A Instrução recorda solenes decisões de Concílios e Sínodos, e cita as disposições do Código de Direito Canônico, que constituem o corpus juris da arte sacra, entendida como precioso e venerável instrumento do culto externo.

Convém, entretanto, notar que nem toda arte sacra é litúrgica e que, quando não se enquadra nas exigências e funções do culto, está menos sujeita às leis litúrgicas.

Existe a arte sacra histórica ou narrativa, como a Missa de Bolsena, de Rafael; existe a arte da devoção privada, como os medalhões de núpcias de Boticelli; há a arte religiosa romântica, como o Angelus de Millet ou o Refugium peccatorum de Nono. Essa arte se desenvolve fora das igrejas e basta que não contenha algum falso dogma e tenha o cunho da honestidade e da dignidade que Leonardo chamava decoro e Michelangelo, conveniência.

Ao lado desta arte sacra que chamaremos exterior, existe a arte propriamente litúrgica ou eclesiástica, isto é, a que, como a música, a literatura, o drama, vive nas igrejas e para as igrejas, preparando o lugar para o próprio culto (arquitetura), pintando e esculpindo as imagens sagradas para serem objeto de veneração ou explicação do catecismo (biblia pauperum). A esta arte se acrescenta a variedade dos objetos eclesiásticos que fez a glória do artesanato cristão (cruzes, cálices, ostensórios, candelabros, turíbulos, etc.).

O Cristianismo, essa idéia-força, criou uma nova civilização e criou sua arte própria, infundindo alma nas máscaras apáticas da beleza clássica.

O templo pagão, que era o local reservado à divindade, torna-se igreja, isto é, o lugar para as reuniões litúrgicas e de catecismo dos fiéis. Nas galerias obscuras das Catacumbas brilha a intensa luz da vida imortal. As lágrimas da dor humana caem suavizadas ao pé da Cruz.

Michelangelo disse: “A arte verdadeira e nobre é religiosa. Não é senão uma cópia da perfeição de Deus, uma sombra do pincel com que Ele pinta, uma melodia, uma inspiração de acordo com Ele” (Grim., “Vida de Buonarotti”).
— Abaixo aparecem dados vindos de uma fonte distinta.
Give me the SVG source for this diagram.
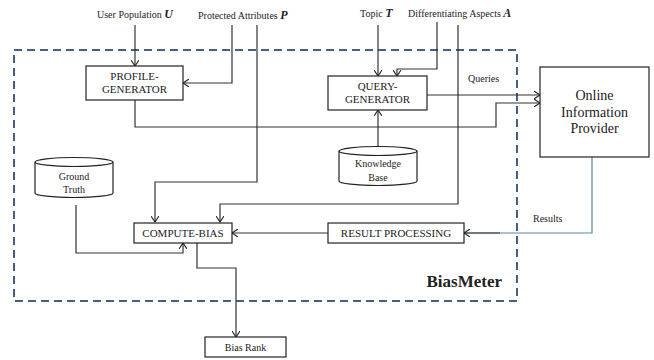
<svg xmlns="http://www.w3.org/2000/svg" width="654" height="360" viewBox="0 0 654 360">
<style>
  .lbl { font-size: 10px; }
  .box { font-size: 11px; text-anchor: middle; }
  .big { font-size: 14px; text-anchor: middle; }
  .node { fill: #fff; stroke: #222; stroke-width: 1.2; }
  .conn { fill: none; stroke: #333; stroke-width: 1.2; }
  .blue { fill: none; stroke: #5b84a8; stroke-width: 1.2; }
  .frame { fill: none; stroke: #44607f; stroke-width: 2; stroke-dasharray: 8 5; }
</style>
<defs>
  <marker id="arr" markerWidth="8" markerHeight="8" refX="6" refY="4" orient="auto" markerUnits="userSpaceOnUse">
    <path d="M0,0 L6,4 L0,8" fill="none" stroke="#222" stroke-width="1.1"/>
  </marker>
</defs>
<rect width="654" height="360" fill="#fff"/>
<g font-family="Liberation Serif, serif" fill="#222">

<g id="biasmeter-frame">
  <rect class="frame" x="14" y="50" width="503" height="251"/>
  <text x="502" y="287" text-anchor="end" font-size="17" font-weight="bold">BiasMeter</text>
</g>

<g id="inputs">
  <text class="lbl" x="97" y="18">User Population <tspan font-weight="bold" font-style="italic" font-size="12">U</tspan></text>
  <text class="lbl" x="198" y="19">Protected Attributes <tspan font-weight="bold" font-style="italic" font-size="12">P</tspan></text>
  <text class="lbl" x="360" y="17">Topic <tspan font-weight="bold" font-style="italic" font-size="12">T</tspan></text>
  <text class="lbl" x="408" y="17">Differentiating Aspects <tspan font-weight="bold" font-style="italic" font-size="12">A</tspan></text>
</g>

<g id="connectors">
  <path class="conn" d="M135,25 V66" marker-end="url(#arr)"/>
  <path class="conn" d="M232,25 V83 H183" marker-end="url(#arr)"/>
  <path class="conn" d="M257,25 V182 H155 V222" marker-end="url(#arr)"/>
  <path class="conn" d="M378,25 V76" marker-end="url(#arr)"/>
  <path class="conn" d="M437,22 V69 H397 V76" marker-end="url(#arr)"/>
  <path class="conn" d="M458,25 V204 H220 V222" marker-end="url(#arr)"/>
  <path class="conn" d="M135,100 V127 H496 V103 H540" marker-end="url(#arr)"/>
  <path class="conn" d="M427,95 H540" marker-end="url(#arr)"/>
  <path class="conn" d="M378,147 V110" marker-end="url(#arr)"/>
  <path class="blue" d="M592,157 V233 H464" />
  <path class="conn" d="M500,233 H464" marker-end="url(#arr)"/>
  <path class="conn" d="M328,233 H232" marker-end="url(#arr)"/>
  <path class="conn" d="M76,205 V253 H183 V243" marker-end="url(#arr)"/>
  <path class="conn" d="M197,243 V268 H236 V337" marker-end="url(#arr)"/>
  <text class="lbl" x="468" y="82">Queries</text>
  <text class="lbl" x="533" y="222">Results</text>
</g>

<g id="profile-generator">
  <rect class="node" x="86" y="66" width="97" height="34"/>
  <text class="box" x="134.5" y="80">PROFILE-</text>
  <text class="box" x="134.5" y="93">GENERATOR</text>
</g>

<g id="query-generator">
  <rect class="node" x="328" y="76" width="99" height="34"/>
  <text class="box" x="377.5" y="90">QUERY-</text>
  <text class="box" x="377.5" y="103">GENERATOR</text>
</g>

<g id="online-information-provider">
  <rect class="node" x="540" y="67" width="109" height="90"/>
  <text class="big" x="594.5" y="100">Online</text>
  <text class="big" x="594.5" y="117">Information</text>
  <text class="big" x="594.5" y="133">Provider</text>
</g>

<g id="knowledge-base">
  <path class="node" d="M339,151 V181 A39,4.5 0 0 0 417,181 V151"/>
  <ellipse class="node" cx="378" cy="151" rx="39" ry="4.5"/>
  <text class="lbl" x="378" y="167" text-anchor="middle">Knowledge</text>
  <text class="lbl" x="378" y="181" text-anchor="middle">Base</text>
</g>

<g id="ground-truth">
  <path class="node" d="M35,162 V193 A39,4.5 0 0 0 113,193 V162"/>
  <ellipse class="node" cx="74" cy="162" rx="39" ry="4.5"/>
  <text class="lbl" x="74" y="180" text-anchor="middle">Ground</text>
  <text class="lbl" x="74" y="193" text-anchor="middle">Truth</text>
</g>

<g id="compute-bias">
  <rect class="node" x="134" y="223" width="98" height="20"/>
  <text class="box" x="183" y="237">COMPUTE-BIAS</text>
</g>

<g id="result-processing">
  <rect class="node" x="328" y="223" width="136" height="20"/>
  <text class="box" x="396" y="237">RESULT PROCESSING</text>
</g>

<g id="bias-rank">
  <rect class="node" x="205" y="337" width="81" height="20"/>
  <text class="lbl" x="245.5" y="351" text-anchor="middle">Bias Rank</text>
</g>
</g>
</svg>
Ao invés, quando a pretensa arte sacra moderna, esquecendo o grande passado e extraviando-se na floresta selvagem das artes figurativas cubistas, abstracionistas, etc., trai seu caráter e fim, deforma e degrada as veneráveis imagens de Jesus Cristo, da Virgem Maria e dos Santos, suscitando a aversão e o escândalo, como visões blasfematórias, condena-se ela a si mesma e cai sob a sanção do can. 1279: Que o Bispo não permita jamais que sejam expostas nas igrejas ou noutros lugares sagrados imagens de falsos dogmas, e que não tenham a dignidade e honestidade necessárias e que constituam para o povo simples uma ocasião de erro.

Um filósofo ilustre escreveu: “É evidente que uma obra de arte tem um valor tanto maior quanto mais rica é a idéia da verdade universal que vive na individualidade de sua representação. O importante é que os dois valores não se contrariam, isto é, que para enriquecer a idéia da verdade não se lhe superponham concepções abstratas que lhe velem a luz” (B. Giuliano, “A arte e a transcendência da verdade”, Estética, pág. 442).

Sua Santidade Pio XII declara que é preciso “respeitar as exigências da comunidade cristã mais do que a opinião e o gosto pessoal dos artistas” (Mediator Dei).

Na arte cristã primitiva o Crucifixo era representado como um triunfador, com a coroa real sobre a cabeça: regnavit a ligno Deus. Repugnava representar Jesus Cristo humilhado sobre a cruz. Num painel das colunas de São Marcos em Veneza (século VI), Nosso Senhor está colocado na cruz sob a forma de Cordeiro. Mais tarde, porém, estabeleceu-se o costume de representar o Crucifixo factus pro nobis maledictum (Gal. 3, 13). Grunewal, no século XVI, pintou um Crucifixo com realismo revoltante. 

De qualquer modo devem os artistas abster-se de deformar e degradar a humanidade de Cristo, da Mãe Imaculada de Deus, e devem fugir ao costume, infelizmente muito difundido, de representar os Apóstolos e os Santos com fisionomias simplórias e com mãos e pés desproporcionados.